Robert Matthews of Defra outlined the consultation 'Food 2030'. He emphasised the importance of the food industry as an employer, creator of wealth and providing nutrients essential to health. He listed the future challenges of feeding a larger population in a sustainable way, with thriving food and farming and reductions in the use of water and energy and minimising waste. Defra was leading co-ordination across the government. There had been a good response to the consultation. This would be published in early 2010.
Andrew Cowey of Siemens chaired the discussion. The first question was to focus on the changes needed to assist food companies and where they could obtain the knowledge for change. Mike Dudbridge of the University of Lincoln stated that consultations with food manufacturers indicated that they needed training to cope with the present technology and that additional training was needed for advanced technology such as automation. The University was developing courses to support companies in adopting new technology. Consumer expectations may have to change on 100% availability that comes at a high cost of short and expensive runs. The lack of engineers in the food industry especially senior management and in government departments was retarding progress.

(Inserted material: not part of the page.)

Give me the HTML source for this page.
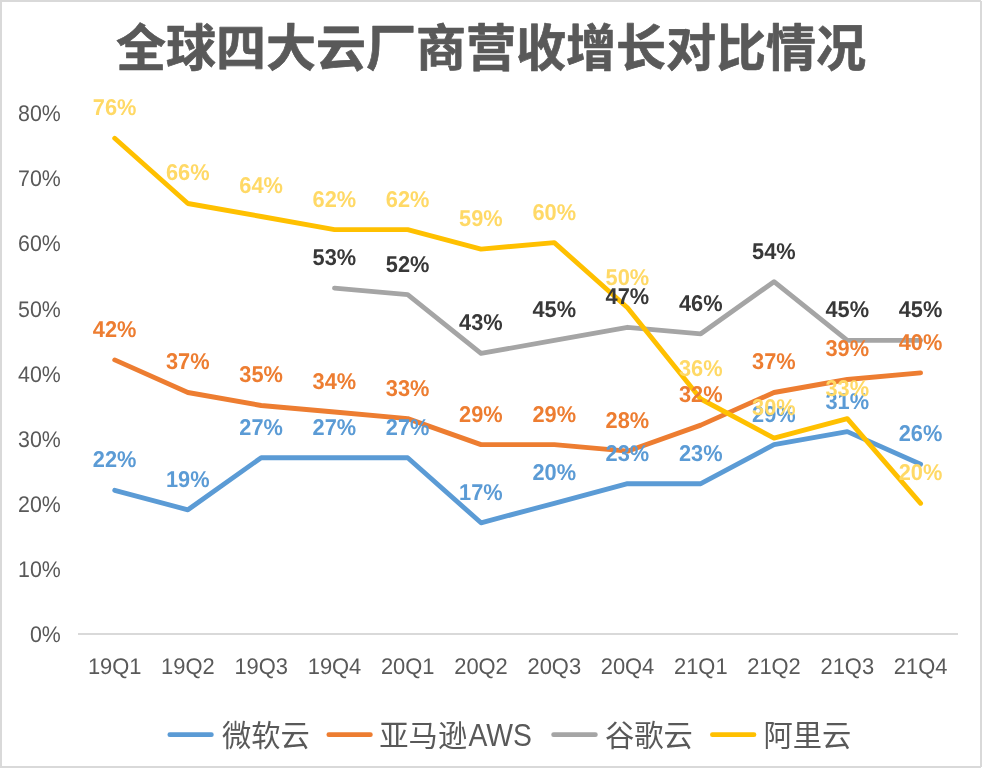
<!DOCTYPE html>
<html lang="zh-CN">
<head>
<meta charset="utf-8">
<title>全球四大云厂商营收增长对比情况</title>
<style>
html,body{margin:0;padding:0;background:#fff;}
body{width:982px;height:768px;overflow:hidden;position:relative;font-family:"Liberation Sans","Noto Sans CJK SC",sans-serif;}
#frame{position:absolute;left:0;top:0;width:978px;height:764px;border:2px solid #d9d9d9;background:#fff;}
.px{position:absolute;width:1px;height:1px;background:#fff;}
svg{position:absolute;left:0;top:0;display:block;}
.title{font-family:"Liberation Sans","Noto Sans CJK SC",sans-serif;font-weight:bold;font-size:50px;fill:#595959;stroke:#595959;stroke-width:0.7px;stroke-linejoin:round;}
.ax{font-family:"Liberation Sans","Noto Sans CJK SC",sans-serif;font-size:22.6px;fill:#595959;text-rendering:geometricPrecision;}
.lab{font-family:"Liberation Sans","Noto Sans CJK SC",sans-serif;font-size:22.8px;font-weight:bold;text-rendering:geometricPrecision;}
.leg{font-family:"Liberation Sans","Noto Sans CJK SC",sans-serif;font-size:29.3px;fill:#595959;}
.ln{fill:none;stroke-width:4.85;stroke-linecap:round;stroke-linejoin:round;}
</style>
</head>
<body>
<div id="frame"></div>
<div class="px" style="left:981px;top:0"></div>
<div class="px" style="left:981px;top:767px"></div>
<svg width="982" height="768" viewBox="0 0 982 768">
<text class="title" x="491" y="66.1" text-anchor="middle">全球四大云厂商营收增长对比情况</text>
<text class="ax" transform="translate(60.8,642.4) scale(0.945,1)" text-anchor="end">0%</text>
<text class="ax" transform="translate(60.8,577.2) scale(0.945,1)" text-anchor="end">10%</text>
<text class="ax" transform="translate(60.8,512.0) scale(0.945,1)" text-anchor="end">20%</text>
<text class="ax" transform="translate(60.8,446.8) scale(0.945,1)" text-anchor="end">30%</text>
<text class="ax" transform="translate(60.8,381.6) scale(0.945,1)" text-anchor="end">40%</text>
<text class="ax" transform="translate(60.8,316.5) scale(0.945,1)" text-anchor="end">50%</text>
<text class="ax" transform="translate(60.8,251.3) scale(0.945,1)" text-anchor="end">60%</text>
<text class="ax" transform="translate(60.8,186.1) scale(0.945,1)" text-anchor="end">70%</text>
<text class="ax" transform="translate(60.8,120.9) scale(0.945,1)" text-anchor="end">80%</text>
<line x1="78" y1="634.0" x2="958" y2="634.0" stroke="#d9d9d9" stroke-width="2"/>
<text class="ax" transform="translate(114.7,674.2) scale(0.97,1)" text-anchor="middle">19Q1</text>
<text class="ax" transform="translate(187.9,674.2) scale(0.97,1)" text-anchor="middle">19Q2</text>
<text class="ax" transform="translate(261.2,674.2) scale(0.97,1)" text-anchor="middle">19Q3</text>
<text class="ax" transform="translate(334.5,674.2) scale(0.97,1)" text-anchor="middle">19Q4</text>
<text class="ax" transform="translate(407.7,674.2) scale(0.97,1)" text-anchor="middle">20Q1</text>
<text class="ax" transform="translate(481.0,674.2) scale(0.97,1)" text-anchor="middle">20Q2</text>
<text class="ax" transform="translate(554.3,674.2) scale(0.97,1)" text-anchor="middle">20Q3</text>
<text class="ax" transform="translate(627.5,674.2) scale(0.97,1)" text-anchor="middle">20Q4</text>
<text class="ax" transform="translate(700.8,674.2) scale(0.97,1)" text-anchor="middle">21Q1</text>
<text class="ax" transform="translate(774.0,674.2) scale(0.97,1)" text-anchor="middle">21Q2</text>
<text class="ax" transform="translate(847.3,674.2) scale(0.97,1)" text-anchor="middle">21Q3</text>
<text class="ax" transform="translate(920.6,674.2) scale(0.97,1)" text-anchor="middle">21Q4</text>
<polyline class="ln" stroke="#5B9BD5" points="114.7,490.3 187.9,509.8 261.2,457.7 334.5,457.7 407.7,457.7 481.0,522.8 554.3,503.3 627.5,483.7 700.8,483.7 774.0,444.6 847.3,431.6 920.6,464.2"/>
<polyline class="ln" stroke="#ED7D31" points="114.7,359.9 187.9,392.5 261.2,405.5 334.5,412.0 407.7,418.6 481.0,444.6 554.3,444.6 627.5,451.2 700.8,425.1 774.0,392.5 847.3,379.5 920.6,372.9"/>
<polyline class="ln" stroke="#A5A5A5" points="334.5,288.2 407.7,294.7 481.0,353.4 554.3,340.4 627.5,327.3 700.8,333.8 774.0,281.7 847.3,340.4 920.6,340.4"/>
<polyline class="ln" stroke="#FFC000" points="114.7,138.3 187.9,203.5 261.2,216.5 334.5,229.6 407.7,229.6 481.0,249.1 554.3,242.6 627.5,307.8 700.8,399.0 774.0,438.1 847.3,418.6 920.6,503.3"/>
<g class="lab" fill="#5B9BD5" text-anchor="middle">
<text transform="translate(114.6,467.2) scale(0.955,1)">22%</text>
<text transform="translate(187.8,486.7) scale(0.955,1)">19%</text>
<text transform="translate(261.1,434.6) scale(0.955,1)">27%</text>
<text transform="translate(334.4,434.6) scale(0.955,1)">27%</text>
<text transform="translate(407.6,434.6) scale(0.955,1)">27%</text>
<text transform="translate(480.9,499.7) scale(0.955,1)">17%</text>
<text transform="translate(554.2,480.2) scale(0.955,1)">20%</text>
<text transform="translate(627.4,460.6) scale(0.955,1)">23%</text>
<text transform="translate(700.7,460.6) scale(0.955,1)">23%</text>
<text transform="translate(773.9,421.5) scale(0.955,1)">29%</text>
<text transform="translate(847.2,408.5) scale(0.955,1)">31%</text>
<text transform="translate(920.5,441.1) scale(0.955,1)">26%</text>
</g>
<g class="lab" fill="#ED7D31" text-anchor="middle">
<text transform="translate(114.6,336.8) scale(0.955,1)">42%</text>
<text transform="translate(187.8,369.4) scale(0.955,1)">37%</text>
<text transform="translate(261.1,382.4) scale(0.955,1)">35%</text>
<text transform="translate(334.4,388.9) scale(0.955,1)">34%</text>
<text transform="translate(407.6,395.5) scale(0.955,1)">33%</text>
<text transform="translate(480.9,421.5) scale(0.955,1)">29%</text>
<text transform="translate(554.2,421.5) scale(0.955,1)">29%</text>
<text transform="translate(627.4,428.1) scale(0.955,1)">28%</text>
<text transform="translate(700.7,402.0) scale(0.955,1)">32%</text>
<text transform="translate(773.9,369.4) scale(0.955,1)">37%</text>
<text transform="translate(847.2,356.4) scale(0.955,1)">39%</text>
<text transform="translate(920.5,349.8) scale(0.955,1)">40%</text>
</g>
<g class="lab" fill="#383838" text-anchor="middle">
<text transform="translate(334.4,265.1) scale(0.955,1)">53%</text>
<text transform="translate(407.6,271.6) scale(0.955,1)">52%</text>
<text transform="translate(480.9,330.3) scale(0.955,1)">43%</text>
<text transform="translate(554.2,317.3) scale(0.955,1)">45%</text>
<text transform="translate(627.4,304.2) scale(0.955,1)">47%</text>
<text transform="translate(700.7,310.7) scale(0.955,1)">46%</text>
<text transform="translate(773.9,258.6) scale(0.955,1)">54%</text>
<text transform="translate(847.2,317.3) scale(0.955,1)">45%</text>
<text transform="translate(920.5,317.3) scale(0.955,1)">45%</text>
</g>
<g class="lab" fill="#FFD966" text-anchor="middle">
<text transform="translate(114.6,115.2) scale(0.955,1)">76%</text>
<text transform="translate(187.8,180.4) scale(0.955,1)">66%</text>
<text transform="translate(261.1,193.4) scale(0.955,1)">64%</text>
<text transform="translate(334.4,206.5) scale(0.955,1)">62%</text>
<text transform="translate(407.6,206.5) scale(0.955,1)">62%</text>
<text transform="translate(480.9,226.0) scale(0.955,1)">59%</text>
<text transform="translate(554.2,219.5) scale(0.955,1)">60%</text>
<text transform="translate(627.4,284.7) scale(0.955,1)">50%</text>
<text transform="translate(700.7,375.9) scale(0.955,1)">36%</text>
<text transform="translate(773.9,415.0) scale(0.955,1)">30%</text>
<text transform="translate(847.2,395.5) scale(0.955,1)">33%</text>
<text transform="translate(920.5,480.2) scale(0.955,1)">20%</text>
</g>
<line x1="169.8" y1="734.7" x2="211.4" y2="734.7" stroke="#5B9BD5" stroke-width="4.7" stroke-linecap="round"/>
<text class="leg" x="222.0" y="746.1">微软云</text>
<line x1="328.8" y1="734.7" x2="370.4" y2="734.7" stroke="#ED7D31" stroke-width="4.7" stroke-linecap="round"/>
<text class="leg" x="379.3" y="746.1">亚马逊</text>
<text class="leg" style="font-size:32px" transform="translate(468.4,746.1) scale(0.885,1)">AWS</text>
<line x1="553.6" y1="734.7" x2="595.4" y2="734.7" stroke="#A5A5A5" stroke-width="4.7" stroke-linecap="round"/>
<text class="leg" x="604.9" y="746.1">谷歌云</text>
<line x1="712.4" y1="734.7" x2="754.0" y2="734.7" stroke="#FFC000" stroke-width="4.7" stroke-linecap="round"/>
<text class="leg" x="763.5" y="746.1">阿里云</text>
</svg>
</body>
</html>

Ginsters had automated but had to seek information and advice from the automotive sector. There had to be a shift in skills and the new technology needed to keep simplicity. The behavioural change was the most difficult to manage and it was challenging to align people to new ideas in other businesses. Ginsters had had a payback time of under 2 years on their investment in automation.
John Reed of Silsoe Technology said the goal of higher production with less environmental impact would require more inovation and better technology. The industry had to lead on innovation. Government has control of legislation and taxation to influence and research funds to assist innovation. Dr Cole of Defra explained the new funding via the Technology Strategy Board (TSB) and suggested that FMEG should start a dialogue with the TSB on innovation in the food industry.
The delegates toured the Festo site and saw technology demonstrations of automation, robotics and control systems.